At that Victory Ball.  

 

(Thanks to this site for the letter to the M.E.N. – Aftermath).

More Debris : Ronnie Lane

Apologies to anyone tuning in hoping to hear an up-to-the-minute report on last week’s match between the frankly rather slumbering England Lions and Bangladesh.  My tip would be that, if you’ve got tickets for the Sunday of this week’s Test Match, you might like to start thinking about what you’re going to do with the refund.  And the less said about Leicestershire’s three day defeat by Glamorgan (which is where I was on Monday) the better.  Some light shed, though, on the Taylor question (is there one?  do I have an answer to it?), so I shall return to that in due course.

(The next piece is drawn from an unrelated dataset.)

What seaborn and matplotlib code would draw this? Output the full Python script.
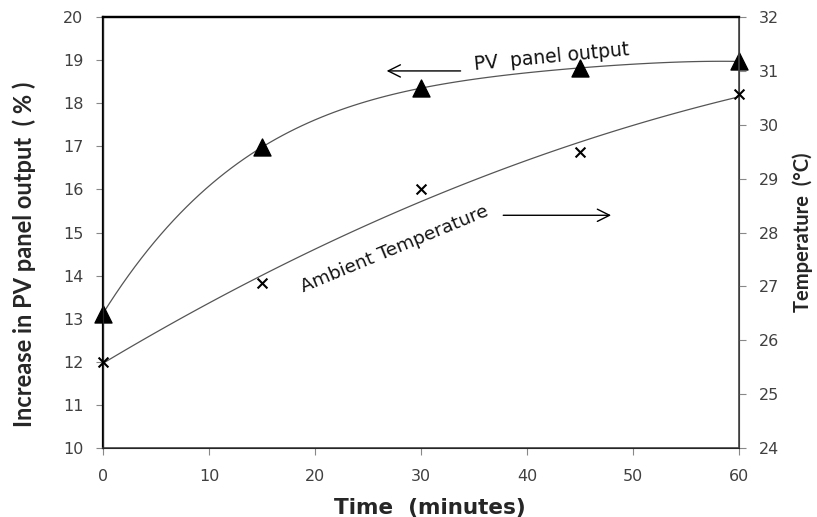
import numpy as np
import pandas as pd
import matplotlib
matplotlib.use("Agg")
import matplotlib.pyplot as plt
import seaborn as sns

time_min = [0, 15, 30, 45, 60]
pv_increase = [13.12, 16.98, 18.35, 18.82, 18.97]
ambient_temp = [25.6, 27.07, 28.81, 29.5, 30.57]

sns.set_style("ticks")
plt.rcParams["font.family"] = ["DejaVu Sans"]

df = pd.DataFrame({"time": time_min, "pv": pv_increase, "temp": ambient_temp})

fig = plt.figure(figsize=(8.17, 5.17), dpi=100)
ax = fig.add_axes([0.126, 0.1335, 0.7785, 0.8335])
ax2 = ax.twinx()

line_col = "#555555"

# Smooth curve through PV points
sns.regplot(data=df, x="time", y="pv", order=4, ci=None, scatter=False,
            line_kws=dict(color=line_col, lw=0.9), ax=ax)
sns.scatterplot(data=df, x="time", y="pv", marker="^", s=150, color="black",
                edgecolor="black", ax=ax, clip_on=False, zorder=5)

# Polynomial trendline for temperature
sns.regplot(data=df, x="time", y="temp", order=2, ci=None, scatter=False,
            line_kws=dict(color=line_col, lw=0.9), ax=ax2)
sns.scatterplot(data=df, x="time", y="temp", marker="x", s=50, color="black",
                linewidth=1.5, ax=ax2, clip_on=False, zorder=5)

ax.set_xlim(0, 60)
ax.set_ylim(10, 20)
ax2.set_ylim(24, 32)
ax.set_xticks(range(0, 61, 10))
ax.set_yticks(range(10, 21, 1))
ax2.set_yticks(range(24, 33, 1))

tick_col = "#404040"
for a in (ax, ax2):
    a.tick_params(axis="both", labelsize=11.5, colors="#888888", labelcolor=tick_col,
                  length=5, width=0.8, direction="out")
    a.tick_params(axis="y", pad=9)
    for s in a.spines.values():
        s.set_visible(True)
ax.tick_params(axis="x", pad=10)
ax.spines["left"].set_color("black")
ax.spines["left"].set_linewidth(1.6)
ax.spines["top"].set_color("black")
ax.spines["top"].set_linewidth(1.6)
ax.spines["bottom"].set_color("#444444")
ax.spines["bottom"].set_linewidth(1.2)
ax2.spines["right"].set_color("#444444")
ax2.spines["right"].set_linewidth(1.2)
ax2.spines["top"].set_color("black")
ax2.spines["top"].set_linewidth(1.6)

ax.set_xlabel("Time  (minutes)", family=["DejaVu Sans"],
              fontweight="bold", fontsize=15.5)
ax.xaxis.set_label_coords(0.514, -0.115)
ax.set_ylabel("Increase in PV panel output  ( % )",
              family=["Lato", "DejaVu Sans"], fontweight="bold", fontsize=17)
ax.yaxis.set_label_coords(-0.106, 0.45)
ax2.set_ylabel("Temperature  (°C)", labelpad=10, rotation=90,
               family=["Lato", "DejaVu Sans"], fontweight="bold", fontsize=14.5)

ax.text(42.3, 19.07, "PV  panel output", fontsize=13.5, rotation=5.5,
        ha="center", va="center", color="#111111")
ax.annotate("", xy=(26.5, 18.75), xytext=(34.0, 18.75),
            arrowprops=dict(arrowstyle="->", color="black", lw=1.0,
                            mutation_scale=22))
ax.text(27.5, 14.62, "Ambient Temperature", fontsize=13.3, rotation=22.5,
        ha="center", va="center", color="#111111")
ax.annotate("", xy=(48.2, 15.4), xytext=(37.5, 15.4),
            arrowprops=dict(arrowstyle="->", color="black", lw=1.0,
                            mutation_scale=22))

fig.savefig("out.png", dpi=100)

But now, though, another musical interlude.  I read in this morning’s newspaper that The Faces are planning a reunion, with Mick Hucknall in place of the absent Rod Stewart.  This makes sense of a kind (decent singer with a dubious lifestyle, questionable political views and, by some accounts, an unsympathetic personality)  but I’m afraid I don’t think I shall be there, and neither -more importantly – will be the man who was the best part of The Faces (as I think he was the best part of the Small Faces), Ronnie Lane.  Lane provided the pathos, the humour and the wist (and, if there’s one thing I feel is generally wrong with today’s music scene it’s its wistlessness).  If Wood and Stewart always seemed to be hankering after the Big Bayou, or the bright lights of LA, Lane would be yearning to drag them back to the Wapping Wharf Launderette.

This also follows on quite nicely from the previous item.  It was originally released in 1971, on the album A Nod’s as Good as a Wink, and has something of the same 1971 feeling of an older world giving way reluctantly to something harsher and uglier.  It took me a long time to work out that the song is actually about his father, rather than a girlfriend.  His father is on strike, which is why he is looking for bargains on the Sunday morning market, rather than it being some Bohemian whim.  I also bought the Blackpool programme on a Sunday morning market, so – d’ye see? – it all coheres, in a way. 

Who the General Workers’ Union are, by the way, I don’t know.  Perhaps the General Municipal and Boilermakers’ Union wouldn’t have scanned. 

This is a solo rendition by Lane and his band Slim Chance, from the period when he had left the Faces and was touring the  country in a caravan accompanied by a circus (and, on occasion, Viv Stanshall).  Apparently (as I’ve learnt this very day from Uncut magazine) he used to limber up before going on stage by sinking a few cans of barley wine (that potent brew), and perhaps that it is a little visible here.  The saxophone player (who I’m not sure really adds all that much) apparently left the tour, tiring of the whole circus concept, leaving a note saying “Goodbye cruel circus, I’m off to join the world”.  Very droll.